Courtesy HBO & GRRM

Writers are murderers. This is an established fact. But I would contend that only bad writers kill characters on a whim, “just because”. If you look at good writing, a character death is never accidental, never flippant. It’s a calculated move. And, if you’re attached to said character or characters, after the initial shock, if you think about it, you can nod and say “Yes, that was a good death.”

Spoilers ahead, obviously.

Quite a few character deaths are, unfortunately, are a means of raising the stakes. Joss Whedon has a habit of doing this. From Shepard Book and Wash in Serenity to Coulson in The Avengers, the death of characters is a sudden gut-punch that knocks the wind out of the audience for a moment and demonstrates that things are serious, and deadly. Our pathos shoots up for those left behind. We feel raw loss at the same time as the surviving characters, and while this can sometimes feel like manipulation on the writer’s part, the effect is undeniable.

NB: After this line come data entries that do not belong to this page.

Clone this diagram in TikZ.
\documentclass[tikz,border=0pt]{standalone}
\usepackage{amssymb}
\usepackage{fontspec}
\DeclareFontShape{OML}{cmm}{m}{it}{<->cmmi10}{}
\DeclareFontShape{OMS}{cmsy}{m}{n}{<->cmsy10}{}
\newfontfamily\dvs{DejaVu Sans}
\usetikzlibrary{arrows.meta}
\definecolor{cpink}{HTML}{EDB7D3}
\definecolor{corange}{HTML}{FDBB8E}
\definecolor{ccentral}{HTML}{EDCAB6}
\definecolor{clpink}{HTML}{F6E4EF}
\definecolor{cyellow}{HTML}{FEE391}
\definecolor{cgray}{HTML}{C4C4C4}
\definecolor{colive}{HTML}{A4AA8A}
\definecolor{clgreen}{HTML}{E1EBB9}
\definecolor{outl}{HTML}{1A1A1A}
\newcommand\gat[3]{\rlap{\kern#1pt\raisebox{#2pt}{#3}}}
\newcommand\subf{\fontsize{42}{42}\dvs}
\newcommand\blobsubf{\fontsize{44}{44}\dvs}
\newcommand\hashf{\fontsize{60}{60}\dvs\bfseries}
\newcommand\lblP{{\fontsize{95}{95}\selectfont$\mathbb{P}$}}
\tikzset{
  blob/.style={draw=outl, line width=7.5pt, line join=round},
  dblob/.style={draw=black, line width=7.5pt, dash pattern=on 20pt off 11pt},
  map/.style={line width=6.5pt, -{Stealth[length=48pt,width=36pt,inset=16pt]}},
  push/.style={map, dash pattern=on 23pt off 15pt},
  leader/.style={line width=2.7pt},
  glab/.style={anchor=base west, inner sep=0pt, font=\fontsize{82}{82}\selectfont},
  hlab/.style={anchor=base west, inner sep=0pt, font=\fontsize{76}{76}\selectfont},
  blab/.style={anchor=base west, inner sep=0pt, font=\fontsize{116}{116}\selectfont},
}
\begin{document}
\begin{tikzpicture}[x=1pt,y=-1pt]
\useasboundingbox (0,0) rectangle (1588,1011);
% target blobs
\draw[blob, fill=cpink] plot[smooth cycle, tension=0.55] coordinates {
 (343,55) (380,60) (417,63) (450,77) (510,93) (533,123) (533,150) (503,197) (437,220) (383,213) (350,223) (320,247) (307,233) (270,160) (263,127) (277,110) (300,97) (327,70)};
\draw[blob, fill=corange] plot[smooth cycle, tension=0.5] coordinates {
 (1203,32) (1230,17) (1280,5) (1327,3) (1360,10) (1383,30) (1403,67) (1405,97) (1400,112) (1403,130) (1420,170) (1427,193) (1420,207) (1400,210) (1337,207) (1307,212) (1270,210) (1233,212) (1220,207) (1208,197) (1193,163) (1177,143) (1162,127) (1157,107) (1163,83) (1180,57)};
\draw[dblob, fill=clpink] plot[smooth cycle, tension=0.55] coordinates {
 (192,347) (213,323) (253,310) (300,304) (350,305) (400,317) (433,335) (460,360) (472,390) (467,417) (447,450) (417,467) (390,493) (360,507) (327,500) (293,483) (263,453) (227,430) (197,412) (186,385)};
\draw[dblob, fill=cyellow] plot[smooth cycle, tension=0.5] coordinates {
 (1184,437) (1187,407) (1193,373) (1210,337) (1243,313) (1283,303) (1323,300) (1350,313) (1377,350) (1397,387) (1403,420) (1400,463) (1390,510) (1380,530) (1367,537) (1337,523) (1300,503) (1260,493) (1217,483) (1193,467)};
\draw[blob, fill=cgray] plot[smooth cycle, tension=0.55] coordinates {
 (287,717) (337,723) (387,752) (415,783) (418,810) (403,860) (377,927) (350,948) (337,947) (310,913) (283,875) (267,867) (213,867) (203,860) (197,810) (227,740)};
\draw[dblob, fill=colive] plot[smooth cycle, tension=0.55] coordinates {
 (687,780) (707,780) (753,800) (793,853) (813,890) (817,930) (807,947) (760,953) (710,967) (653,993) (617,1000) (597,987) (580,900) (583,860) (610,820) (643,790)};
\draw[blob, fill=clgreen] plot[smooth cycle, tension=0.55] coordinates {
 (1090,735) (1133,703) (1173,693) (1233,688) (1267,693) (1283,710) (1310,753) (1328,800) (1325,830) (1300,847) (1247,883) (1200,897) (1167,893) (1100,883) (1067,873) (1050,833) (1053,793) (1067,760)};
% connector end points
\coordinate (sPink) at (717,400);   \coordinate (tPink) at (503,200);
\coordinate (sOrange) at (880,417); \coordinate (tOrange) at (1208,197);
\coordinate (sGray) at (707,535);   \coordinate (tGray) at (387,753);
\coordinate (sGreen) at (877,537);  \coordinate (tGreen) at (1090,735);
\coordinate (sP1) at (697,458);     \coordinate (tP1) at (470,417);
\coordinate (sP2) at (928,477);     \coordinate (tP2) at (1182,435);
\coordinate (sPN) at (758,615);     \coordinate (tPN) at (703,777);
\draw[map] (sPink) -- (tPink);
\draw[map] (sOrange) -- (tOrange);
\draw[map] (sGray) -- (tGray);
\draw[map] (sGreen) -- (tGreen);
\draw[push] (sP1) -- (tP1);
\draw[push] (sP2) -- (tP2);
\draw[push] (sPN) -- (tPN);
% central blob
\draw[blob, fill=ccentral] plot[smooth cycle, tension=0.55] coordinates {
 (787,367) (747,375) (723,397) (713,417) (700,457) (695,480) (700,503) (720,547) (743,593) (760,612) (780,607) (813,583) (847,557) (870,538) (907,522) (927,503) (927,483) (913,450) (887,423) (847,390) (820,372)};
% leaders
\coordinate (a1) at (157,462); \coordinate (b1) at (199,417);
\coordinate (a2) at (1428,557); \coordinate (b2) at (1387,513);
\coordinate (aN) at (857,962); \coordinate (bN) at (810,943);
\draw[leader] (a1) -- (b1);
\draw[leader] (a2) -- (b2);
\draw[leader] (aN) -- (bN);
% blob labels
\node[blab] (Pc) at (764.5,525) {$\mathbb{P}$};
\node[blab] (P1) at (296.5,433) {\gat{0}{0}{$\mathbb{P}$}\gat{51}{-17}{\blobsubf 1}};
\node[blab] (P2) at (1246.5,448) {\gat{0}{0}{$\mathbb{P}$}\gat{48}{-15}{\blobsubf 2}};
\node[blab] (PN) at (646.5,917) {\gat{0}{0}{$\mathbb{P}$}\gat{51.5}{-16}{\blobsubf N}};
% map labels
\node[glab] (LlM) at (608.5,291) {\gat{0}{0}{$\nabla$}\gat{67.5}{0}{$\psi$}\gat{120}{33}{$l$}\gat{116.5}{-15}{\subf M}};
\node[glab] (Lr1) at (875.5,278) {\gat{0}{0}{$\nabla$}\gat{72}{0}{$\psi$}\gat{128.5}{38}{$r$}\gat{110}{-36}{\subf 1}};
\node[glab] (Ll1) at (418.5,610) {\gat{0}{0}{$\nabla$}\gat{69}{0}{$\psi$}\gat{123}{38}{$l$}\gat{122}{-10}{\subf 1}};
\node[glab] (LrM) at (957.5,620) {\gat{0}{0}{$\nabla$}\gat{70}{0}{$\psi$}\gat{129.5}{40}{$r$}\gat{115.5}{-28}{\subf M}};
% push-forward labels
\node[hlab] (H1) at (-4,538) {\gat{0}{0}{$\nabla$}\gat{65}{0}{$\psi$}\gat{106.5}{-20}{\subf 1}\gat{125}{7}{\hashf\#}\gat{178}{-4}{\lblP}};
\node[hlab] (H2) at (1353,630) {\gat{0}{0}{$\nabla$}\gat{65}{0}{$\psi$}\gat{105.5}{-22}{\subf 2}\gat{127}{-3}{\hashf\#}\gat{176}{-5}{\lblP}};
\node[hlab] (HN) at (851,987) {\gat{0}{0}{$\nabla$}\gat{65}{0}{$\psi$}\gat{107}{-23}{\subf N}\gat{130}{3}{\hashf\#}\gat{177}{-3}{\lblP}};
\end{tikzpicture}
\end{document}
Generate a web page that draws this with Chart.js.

Character deaths are even better when they are the result of character decisions and actions, cause and effect, leading to that terminal point. I think of The Wire as a good example of this. Some of the character deaths may seem senseless, in one case even random, but a moment’s thought puts the violence in context, and the realization comes that every bullet is the final result of a series of choices made by the characters. Especially since good writers go out of their way to realize their characters as people, we can understand why those decisions were made, even if we don’t agree with them.

A Song Of Ice And Fire is notorious for character deaths, but here is another example of characters dying more as a result of deicions made by themselves or others, rather than seemingly at the whim of the author. The deaths are just as calculated, but the arithmetic is obscured by deep characterization and excellent dialog. Consider the death of Tywin Lannister. Here is a man who had power and ambition, but also cunning and charisma. He definitely made enemies, and burned a lot of bridges, but for a while, he seemed almost untouchable. But many of the decisions he made were disadvantageous for his second son, Tyrion. He underestimated the fury and calculation of his malformed child, and even when the terminal point was reached, Tywin’s pride does not allow for him to do anything other than confront Tyrion directly and boldly. Neither man backs down and, in the end, it’s the one with the crossbow that walks away.

So. Character deaths. Let’s talk about them. What has stood out in your mind as a good death for characters? Which have seemed pointless, or badly executed? How powerful is death when applied from a writer’s toolbox?